“To alter; to make different; to cause to pass from one state to another; as, to change the position, character, or appearance of a thing; to change the countenance.” — Webster, 1913.
Barack Obama is the official candidate of change. In last night’s debates in New Hampshire, Hillary Clinton boasted that she was a bigger candidate of change than Obama, and further, she had been changing for thirty-five years! Mitt Romney, the next day, agreed with his Democrat cousins, when at a rally he said, “What is needed is change.” All of the other candidates, both Democrat and Republican, agree, more or less stridently, that change is a requirement for the new president.
By the way, an informal statistical count I conducted in last night’s debate shows Fred Thompson using this word the least. Obama, of course, used it the most.
Change is such a strong word, so often found in political rhetoric, because it is infinitely malleable. What makes it so powerful is that you define, to yourself, what change means. You then project this definition onto your candidate of choice and assume his definition is the same as yours. So when the candidate speaks of change, it is as if he is speaking directly to you.
That is, as long as the candidate does not go too far and make a statement that actually contradicts what your definition is. So the more the candidate vapidly speaks in generalities about change and concurrently avoids specifics, the better it is for that candidate, in the sense that use of change has the power to convince the largest number of people that the candidate believes as they do.
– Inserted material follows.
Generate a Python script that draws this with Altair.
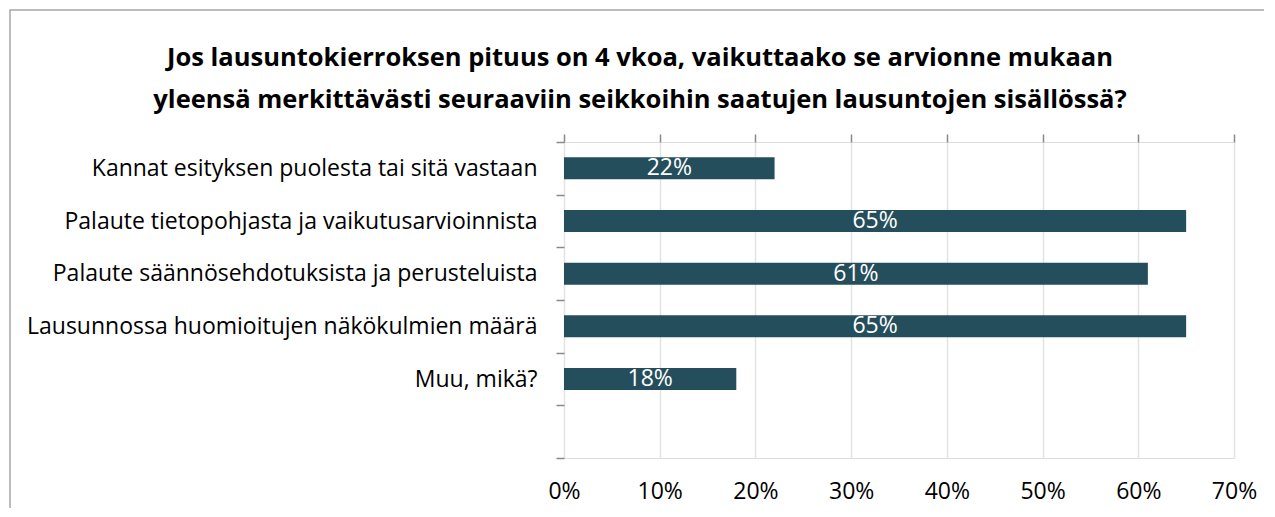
import altair as alt
import pandas as pd

title_lines = [
    "Jos lausuntokierroksen pituus on 4 vkoa, vaikuttaako se arvionne mukaan",
    "yleensä merkittävästi seuraaviin seikkoihin saatujen lausuntojen sisällössä?",
]
categories = [
    "Kannat esityksen puolesta tai sitä vastaan",
    "Palaute tietopohjasta ja vaikutusarvioinnista",
    "Palaute säännösehdotuksista ja perusteluista",
    "Lausunnossa huomioitujen näkökulmien määrä",
    "Muu, mikä?",
]
values = [0.22, 0.65, 0.61, 0.65, 0.18]
x_ticks = [0, 0.1, 0.2, 0.3, 0.4, 0.5, 0.6, 0.7]

df = pd.DataFrame({"category": categories, "value": values})
y_domain = categories + [""]

FONT = "Open Sans"
BAR = "#244E5B"
GRAY = "#898989"
FS = 23

y_enc = alt.Y(
    "category:N",
    scale=alt.Scale(domain=y_domain, paddingInner=0, paddingOuter=0),
    axis=alt.Axis(
        title=None, tickBand="extent", ticks=True, tickSize=8, tickColor=GRAY,
        tickWidth=1.5, domain=False, grid=False, labelPadding=19,
        labelFont=FONT, labelFontSize=FS, labelColor="#000000", labelLimit=0,
    ),
)

x_scale = alt.Scale(domain=[0, 0.7], nice=False)

base = alt.Chart(df)

bars = base.mark_bar(color=BAR, size=22).encode(
    x=alt.X(
        "value:Q", scale=x_scale,
        axis=alt.Axis(
            orient="top", values=x_ticks, labels=False, ticks=True, tickSize=8,
            tickColor=GRAY, tickWidth=1.5, domain=False, grid=True,
            gridColor="#E3E3E3", gridWidth=1.5, title=None,
        ),
    ),
    y=y_enc,
)

labels = base.transform_calculate(mid="datum.value / 2").mark_text(
    color="white", font=FONT, fontSize=FS, align="center", baseline="middle"
).encode(
    x=alt.X(
        "mid:Q", scale=x_scale,
        axis=alt.Axis(
            orient="bottom", values=x_ticks, format=".0%", labels=True,
            ticks=False, tickSize=0, domain=False, grid=False, labelPadding=22,
            labelFlush=False, labelFont=FONT, labelFontSize=FS,
            labelColor="#000000", title=None,
        ),
    ),
    y=y_enc,
    text=alt.Text("value:Q", format=".0%"),
)

frame = alt.Chart(alt.Data(values=[{}])).mark_rect(
    fill=None, stroke="#A6A6A6", strokeWidth=1.5
).encode(
    x=alt.value(-554), x2=alt.value(900), y=alt.value(-132), y2=alt.value(600)
)

chart = (
    alt.layer(frame, bars, labels)
    .resolve_axis(x="independent")
    .properties(
        width=670, height=316,
        autosize=alt.AutoSizeParams(type="none"),
        padding={"left": 556, "top": 134, "right": 30, "bottom": 50},
        title=alt.TitleParams(
            text=title_lines, font=FONT, fontSize=25.5, fontWeight="bold",
            color="#000000", anchor="middle", frame="group", dx=-259,
            lineHeight=42, offset=20, dy=124,
        ),
    )
    .configure_view(stroke=GRAY, strokeWidth=2)
    .configure(background="white")
)

chart.save("out.html", embed_options={"renderer": "svg", "actions": False})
Change is also a weak, nearly meaningless, word because anything that happens in the future will be a change from what happened until now. It is hardly necessary to say that George Bush will not be president next year. His exit will be a change that whomever wins the election will bring. World events will certainly change by 2009, and the new president will certainly have to do things differently in the future to meet these exigencies. The membership of Congress will certainly be different in 2009, and this new Congress will put forward new bills which the new president will have to sign or not. So again, the new president will have produced change.
Change, then, is certain. No matter who is elected, that person must bring change, and so every candidate is therefore a candidate of change. It is impossible that they not be so. Therefore, to seek out the candidate of change is a useless activity.
Though perhaps you were thinking, what you really meant by change was, for example, when Obama said, “We need a change in foreign policy.” You assumed he meant by this an “abandonment of the Bush ‘Doctrine’.” And you might be right, but this was only a guess on your part. It is proof, however, that it was you who were defining what change meant. You cannot be sure it is what Obama also thinks unless he explicitly says what a change in foreign policy actually is.
As a note, it is also empty for a candidate to say, “We need a change from the Bush ‘Doctrine'” unless that candidate is also prepared to explicitly define what the “Bush Doctrine” is.